Now, I shouldn't delude you into thinking that if those problems had been cleared up that this would have been a good movie. In truly great movies of this kind, there is an element of suspense. This didn't have one. The portion of the movie dealing with the killings has all the suspense of the baseball negotiations. We know what's going to happen, and frankly, we aren't given much to care about either way. Only one victim is on screen long enough to become something more than another body to be thrown at the front row patrons, and even he is reduced to another stereotypical portrait of the wise old native. The only tension between our two leads surrounds the fruitless question "Do you think I'm sexy?" This of course leads to some wonderfully amateurish dialogue that any twelve-year-old will get a kick out of. There is no element of chase, as the lawmen only enter the movie seconds before the Knoxs are captured. Once the murderers are captured, the movie only goes further downhill. There is no sane character to offset the insanity of the leads. There is no conflict, as no one seems to really be plotting towards any kind of an end. (Let alone the screenwriter or director.) There is no drama, because all realism has been cast aside. There is nothing much to hand onto, and nothing much worth watching. This is not a movie ruined by bad decisions, but a movie that should never have been made, made worse by all the stupidity displayed by director, editor et al.
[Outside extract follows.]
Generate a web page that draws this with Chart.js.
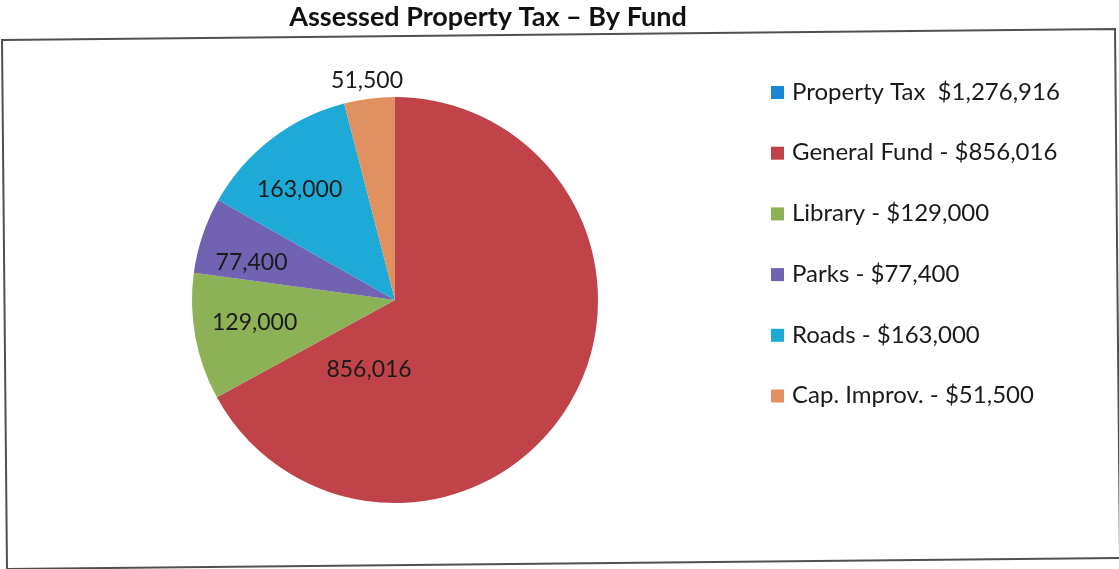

But this movie does one positive thing. It has added one more rule to the list of rules that govern action/adventure movies. Policemen must count to ten and sing the national anthem silently before firing on an armed and dangerous criminal who has just started a killing spree. Yes, that's right, with a half a dozen or more guns pointed at his head, our unarmed "hero" ... well, I'll leave you to guess. Need a hint?
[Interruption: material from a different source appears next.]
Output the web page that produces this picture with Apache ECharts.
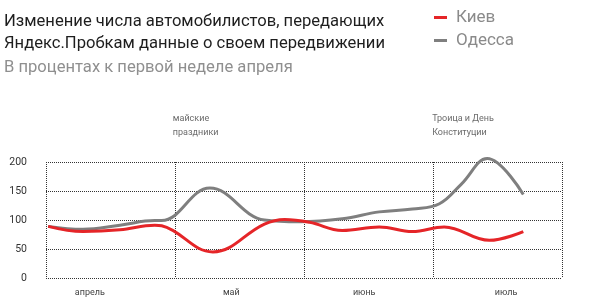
<!DOCTYPE html>
<html><head><meta charset="utf-8">
<script src="https://cdn.jsdelivr.net/npm/echarts@6/dist/echarts.min.js"></script>
<style>html,body{margin:0;padding:0;background:#fff}#c{width:603px;height:297px}</style>
</head><body><div id="c"></div>
<script>
// x values: days from axis start (axis spans 0..120)
const kievX =   [0.5, 8.6, 17.2, 25.3, 26.9, 38.8, 50.8, 55.5, 61.3, 68.9, 77.5, 85.2, 92.6, 103.1, 111];
const kievY =   [89,  80,  83,   91,   90,   45,   93,   101,  96,   82,   88,   80,   88,   65,    80];
const odessaX = [0.5, 8.6, 17.2, 25.3, 26.9, 38.1, 50.8, 59,   68.9, 77.5, 85.2, 91.5, 96.6, 102.6, 111];
const odessaY = [89,  84,  91,   99,   99,   155,  100,  97,   102,  114,  119,  128,  162,  206,   144];
const monthLabels = ['апрель', 'май', 'июнь', 'июль'];
const monthPos = [10.2, 43.1, 74.0, 107.0];
const notes = [
  {x: 29.5, text: 'майские\nпраздники'},
  {x: 89.8, text: 'Троица и День\nКонституции'}
];
const seriesNames = ['Киев', 'Одесса'];
const colors = ['#e52528', '#7f7f7f'];

const font = 'Roboto, "Noto Sans", sans-serif';
const chart = echarts.init(document.getElementById('c'), null, {renderer: 'canvas'});
const zip = (xs, ys) => xs.map((x, i) => [x, ys[i]]);
chart.setOption({
  animation: false,
  title: [{
    text: 'Изменение числа автомобилистов, передающих\nЯндекс.Пробкам данные о своем передвижении',
    subtext: 'В процентах к первой неделе апреля',
    left: -1, top: 6, itemGap: 2,
    textStyle: {fontFamily: font, fontSize: 16.6, fontWeight: 'normal', color: '#1e1e1e', lineHeight: 22},
    subtextStyle: {fontFamily: font, fontSize: 16.6, color: '#8f8f8f', lineHeight: 22}
  }],
  legend: {
    orient: 'vertical', left: 429, top: 4, itemGap: 6,
    itemWidth: 13, itemHeight: 3, icon: 'rect',
    textStyle: {fontFamily: font, fontSize: 17, color: '#8a8a8a', padding: [0, 0, 0, 4]},
    data: seriesNames
  },
  grid: {left: 46, right: 41, top: 162, bottom: 18, containLabel: false},
  xAxis: [{
    type: 'value', min: 0, max: 120, interval: 30,
    axisLine: {show: false}, axisTick: {show: false},
    splitLine: {show: true, showMinLine: true, showMaxLine: true, lineStyle: {type: [1, 1], color: '#333', width: 1}},
    axisLabel: {
      customValues: monthPos,
      formatter: (v) => { const i = monthPos.findIndex(p => Math.abs(p - v) < 0.01); return i >= 0 ? monthLabels[i] : ''; },
      fontFamily: font, fontSize: 9, color: '#444', margin: 10
    }
  }],
  yAxis: {
    type: 'value', min: 0, max: 200, interval: 50,
    axisLine: {show: false}, axisTick: {show: false},
    splitLine: {show: true, showMinLine: true, showMaxLine: true, lineStyle: {type: [1, 1], color: '#333', width: 1}},
    axisLabel: {fontFamily: font, fontSize: 10.5, color: '#333', margin: 19}
  },
  series: [
    {
      name: seriesNames[1], type: 'line', smooth: 0.4, symbol: 'none', clip: false,
      data: zip(odessaX, odessaY), color: colors[1],
      lineStyle: {width: 3, color: colors[1]}, z: 2
    },
    {
      name: seriesNames[0], type: 'line', smooth: 0.4, symbol: 'none', clip: false,
      data: zip(kievX, kievY), color: colors[0],
      lineStyle: {width: 3, color: colors[0]}, z: 3
    },
    {
      type: 'scatter', symbolSize: 0, silent: true, z: 5, clip: false,
      data: notes.map(n => ({value: [n.x, 200], label: {formatter: n.text}})),
      label: {show: true, position: 'top', align: 'left', offset: [0, -22], distance: 0,
        fontFamily: font, fontSize: 9, color: '#444', lineHeight: 14}
    }
  ]
});
</script></body></html>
So what was the point of this movie? Abused children lose all sense of right and wrong? It's all because of Geraldo? That with enough hype you can people to see just about any crap that you throw onto the big screen? I myself am thinking that it is probably the last one.
0.01/10 I'm in a generous mood.
And just wondering. Anyone else bothered that Stone used the clip of O. J. before the man has even had a trial? I guess that makes O. J. a NATURAL BORN KILLER. Trial by Oliver Stone? Even the Puritans would have flinched at the thought.